Les offres individuelles favorisent l'intégration des chômeurs sur le marché de l’emploi. Elles profitent tant à leurs bénéficiaires directs qu’à la société dans son ensemble.

L’emploi, la meilleure protection contre la pauvreté

Un restaurant à Uster aide les bénéficiaires de l'aide sociale à se réinsérer dans le marché du travail. (Image: Keystone)

La pauvreté ne frappe pas au hasard. La probabilité de tomber dans ce piège dépend de plusieurs facteurs, dont l’un est déterminant : le fait d’exercer une activité lucrative. Une personne qui travaille risque en effet moins d’être dans le besoin, puisque la pauvreté touche 7 % de la population, mais « seulement » 3,9 % des personnes actives professionnellement. L’accès au travail – et en particulier une intégration durable et réussie sur le marché de l’emploi – est donc un élément essentiel dans la lutte contre la pauvreté.

Des conséquences financières et sociales


En Suisse, le travail n’est pas seulement un moyen de subsistance, c’est aussi le fondement de l’intégration sociale. Dans un rapport sur le chômage de longue durée publié en 2018, le Secrétariat d’État à l’économie (Seco) montre ce que signifie le fait de ne pas pouvoir travailler. Pour la personne concernée, être au chômage signifie généralement ne plus disposer des moyens financiers nécessaires à sa subsistance. À l’échelle de la société, la hausse du nombre de chômeurs alourdit la charge pour les institutions sociales et les pouvoirs publics, tout en faisant diminuer les recettes du fisc et des assurances sociales.
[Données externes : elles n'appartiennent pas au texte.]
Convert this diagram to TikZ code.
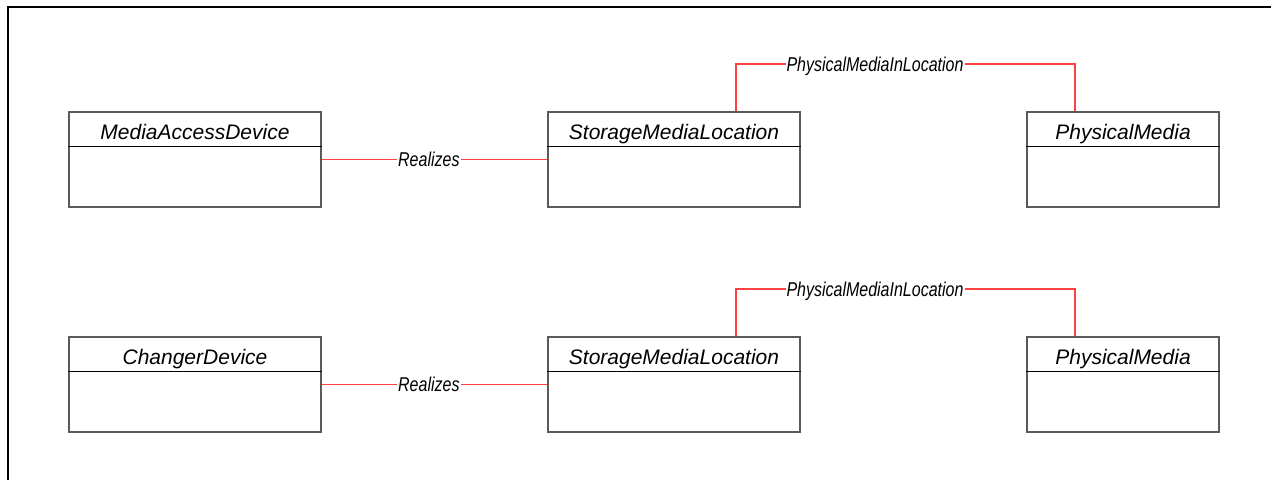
\documentclass[tikz,border=0pt]{standalone}
\usepackage{fontspec}
\setmainfont{Liberation Sans}
\newfontfamily\lblfont[FakeStretch=0.8]{Liberation Sans}
\usetikzlibrary{positioning, calc}
\definecolor{LinkRed}{HTML}{FF4040}
\definecolor{BoxGray}{HTML}{5A5A5A}

\begin{document}
\begin{tikzpicture}[x=1pt, y=-1pt,
        clsbox/.style={draw=BoxGray, line width=1.3pt, minimum width=252, minimum height=95, inner sep=0},
        smallbox/.style={clsbox, minimum width=192},
        clsname/.style={anchor=base, inner sep=0, font=\fontsize{21}{25}\selectfont\itshape},
        divider/.style={line width=0.9pt, black},
        lbl/.style={fill=white, text=black, inner sep=1pt, text height=14, text depth=0,
                    font=\lblfont\fontsize{20}{24}\selectfont\itshape},
        link/.style={LinkRed, line width=1.2pt},
      ]
        \useasboundingbox (0,0) rectangle (1271,480);
        % outer frame (open right and bottom)
        \draw[line width=2.6pt] (8,480) -- (8,7) -- (1271,7);

        % first row
        \node[clsbox] (mad) at (195,159.5) {};
        \node[clsname] (madn) at ([yshift=-28]mad.north) {MediaAccessDevice};
        \draw[divider] ([yshift=-35]mad.north west) -- ([yshift=-35]mad.north east);

        \node[clsbox] (sml) at (674,159.5) {};
        \node[clsname] (smln) at ([yshift=-28]sml.north) {StorageMediaLocation};
        \draw[divider] ([yshift=-35]sml.north west) -- ([yshift=-35]sml.north east);

        \node[smallbox] (pm) at (1123,159.5) {};
        \node[clsname] (pmn) at ([yshift=-28]pm.north) {PhysicalMedia};
        \draw[divider] ([yshift=-35]pm.north west) -- ([yshift=-35]pm.north east);

        \draw[link] (mad.east) -- node[lbl, pos=0.475] {Realizes} (sml.west);
        \coordinate (smlup) at ([xshift=62]sml.north);
        \coordinate (pmup) at ([xshift=-48]pm.north);
        \draw[link] (smlup) -- (smlup |- 0,64)
            -- node[lbl, pos=0.41] {PhysicalMediaInLocation} (pmup |- 0,64) -- (pmup);

        % second row
        \node[clsbox] (cd) at (195,384.5) {};
        \node[clsname] (cdn) at ([yshift=-28]cd.north) {ChangerDevice};
        \draw[divider] ([yshift=-35]cd.north west) -- ([yshift=-35]cd.north east);

        \node[clsbox] (smlb) at (674,384.5) {};
        \node[clsname] (smlbn) at ([yshift=-28]smlb.north) {StorageMediaLocation};
        \draw[divider] ([yshift=-35]smlb.north west) -- ([yshift=-35]smlb.north east);

        \node[smallbox] (pmb) at (1123,384.5) {};
        \node[clsname] (pmbn) at ([yshift=-28]pmb.north) {PhysicalMedia};
        \draw[divider] ([yshift=-35]pmb.north west) -- ([yshift=-35]pmb.north east);

        \draw[link] (cd.east) -- node[lbl, pos=0.475] {Realizes} (smlb.west);
        \coordinate (smlbup) at ([xshift=62]smlb.north);
        \coordinate (pmbup) at ([xshift=-48]pmb.north);
        \draw[link] (smlbup) -- (smlbup |- 0,289)
            -- node[lbl, pos=0.41] {PhysicalMediaInLocation} (pmbup |- 0,289) -- (pmbup);
      \end{tikzpicture}
\end{document}
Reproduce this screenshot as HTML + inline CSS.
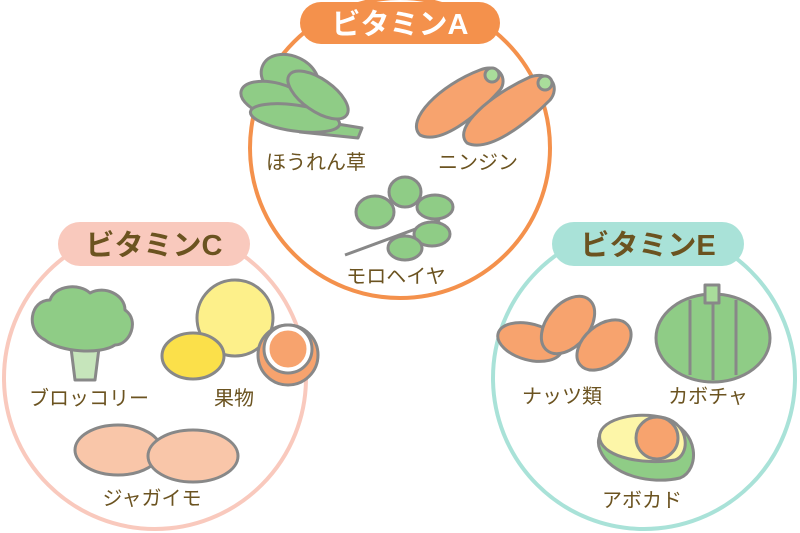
<!DOCTYPE html>
<html><head><meta charset="utf-8"><style>
html,body{margin:0;padding:0;background:#fff;width:800px;height:533px;overflow:hidden}
text{font-family:"Liberation Sans","Noto Sans CJK JP",sans-serif}
</style></head><body>
<svg width="800" height="533" viewBox="0 0 800 533" xmlns="http://www.w3.org/2000/svg">
<g fill="none" stroke-width="4">
<circle cx="400" cy="148" r="150" stroke="#f4914c"/>
<circle cx="155" cy="378" r="151" stroke="#f9c9bd"/>
<circle cx="644" cy="378" r="151" stroke="#a9e2d8"/>
</g>
<rect x="300" y="2" width="200" height="42" rx="21" fill="#f4914c"/>
<text x="400" y="34" font-size="29" font-weight="bold" fill="#fff" text-anchor="middle">ビタミンA</text>
<rect x="58" y="222" width="192" height="44" rx="22" fill="#f9c9bd"/>
<text x="154" y="255" font-size="29" font-weight="bold" fill="#6b5320" text-anchor="middle">ビタミンC</text>
<rect x="552" y="222" width="192" height="44" rx="22" fill="#a9e2d8"/>
<text x="648" y="255" font-size="29" font-weight="bold" fill="#6b5320" text-anchor="middle">ビタミンE</text>

<g stroke="#888" stroke-width="3" stroke-linejoin="round">
<!-- spinach -->
<path d="M300 118 L362 128 L358 138 L300 132Z" fill="#8fcc86"/>
<ellipse cx="290" cy="78" rx="30" ry="22" fill="#8fcc86" transform="rotate(25 290 78)"/>
<ellipse cx="275" cy="100" rx="35" ry="17" fill="#8fcc86" transform="rotate(15 275 100)"/>
<ellipse cx="295" cy="118" rx="45" ry="13" fill="#8fcc86" transform="rotate(8 295 118)"/>
<ellipse cx="318" cy="95" rx="35" ry="16" fill="#8fcc86" transform="rotate(35 318 95)"/>
<!-- carrots -->
<path d="M420 135 C405 120 440 85 480 70 C500 62 508 80 500 90 C475 118 440 145 420 135Z" fill="#f7a36e"/>
<path d="M467 143 C452 128 490 95 530 77 C552 70 560 88 550 100 C525 125 488 153 467 143Z" fill="#f7a36e"/>
<circle cx="492" cy="75" r="7" fill="#a9dd9b"/><circle cx="545" cy="83" r="7" fill="#a9dd9b"/>
<!-- molokheiya -->
<path d="M345 255 L440 220" fill="none"/>
<ellipse cx="375" cy="212" rx="19" ry="16" fill="#8fcc86"/>
<ellipse cx="405" cy="192" rx="16" ry="15" fill="#8fcc86"/>
<ellipse cx="435" cy="207" rx="18" ry="12" fill="#8fcc86"/>
<ellipse cx="432" cy="234" rx="18" ry="12" fill="#8fcc86"/>
<ellipse cx="405" cy="248" rx="17" ry="12" fill="#8fcc86"/>
<!-- broccoli -->
<path d="M70 340 L75 380 L95 380 L100 340Z" fill="#c6e5bb"/>
<path d="M45 340 C25 330 30 300 50 300 C55 285 80 283 90 293 C105 285 125 295 125 310 C140 320 130 345 115 345 C100 355 60 352 45 340Z" fill="#8fcc86"/>
<!-- fruits -->
<circle cx="235" cy="318" r="38" fill="#fdf08a"/>
<ellipse cx="193" cy="356" rx="31" ry="23" fill="#fbe04a"/>
<circle cx="288" cy="355" r="30" fill="#f7a36e"/>
<circle cx="288" cy="349" r="24" fill="#fff"/>
<circle cx="288" cy="349" r="20" fill="#f7a36e" stroke="#fff"/>
<!-- potatoes -->
<ellipse cx="118" cy="450" rx="43" ry="25" fill="#f9c6a9"/>
<ellipse cx="193" cy="456" rx="45" ry="26" fill="#f9c6a9"/>
<!-- nuts -->
<ellipse cx="530" cy="342" rx="33" ry="18" fill="#f7a36e" transform="rotate(15 530 342)"/>
<ellipse cx="568" cy="325" rx="21" ry="33" fill="#f7a36e" transform="rotate(40 568 325)"/>
<ellipse cx="604" cy="345" rx="20" ry="31" fill="#f7a36e" transform="rotate(50 604 345)"/>
<!-- pumpkin -->
<ellipse cx="713" cy="338" rx="57" ry="44" fill="#8fcc86"/>
<path d="M690 300 V375 M736 300 V375 M713 300 V380" fill="none"/>
<rect x="705" y="285" width="14" height="18" fill="#a9dd9b"/>
<!-- avocado -->
<path d="M600 450 C590 425 630 410 665 420 C700 430 700 470 680 478 C650 485 610 475 600 450Z" fill="#8fcc86"/>
<path d="M600 440 C595 420 635 410 665 418 C690 425 690 455 675 460 C645 465 605 458 600 440Z" fill="#fdf6a8"/>
<circle cx="657" cy="438" r="21" fill="#f7a36e"/>
</g>

<g font-size="20" fill="#6b5320" text-anchor="middle">
<text x="316" y="169">ほうれん草</text>
<text x="478" y="169">ニンジン</text>
<text x="396" y="283">モロヘイヤ</text>
<text x="89" y="405">ブロッコリー</text>
<text x="234" y="405">果物</text>
<text x="152" y="505">ジャガイモ</text>
<text x="562" y="403">ナッツ類</text>
<text x="708" y="403">カボチャ</text>
<text x="642" y="507">アボカド</text>
</g>
</svg>
</body></html>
Le chômage n’a pas que des conséquences financières : il touche aussi la vie sociale. Pour les personnes directement concernées et leurs proches, il est souvent synonyme de repli sur soi, de problèmes de santé, de tensions au sein de la famille et de perte de l’estime de soi. Plus il se prolonge, plus les compétences acquises perdent de leur valeur. Pour la société, une augmentation du chômage peut mettre en danger la paix sociale et la solidarité, en particulier lorsque, par manque de perspectives, la criminalité et la xénophobie augmentent parce que les travailleurs étrangers sont perçus comme une menace pour l’emploi indigène. Il est donc de l’intérêt tant de l’individu que de la société d’intégrer ou de réintégrer le plus de personnes possible sur le marché de l’emploi.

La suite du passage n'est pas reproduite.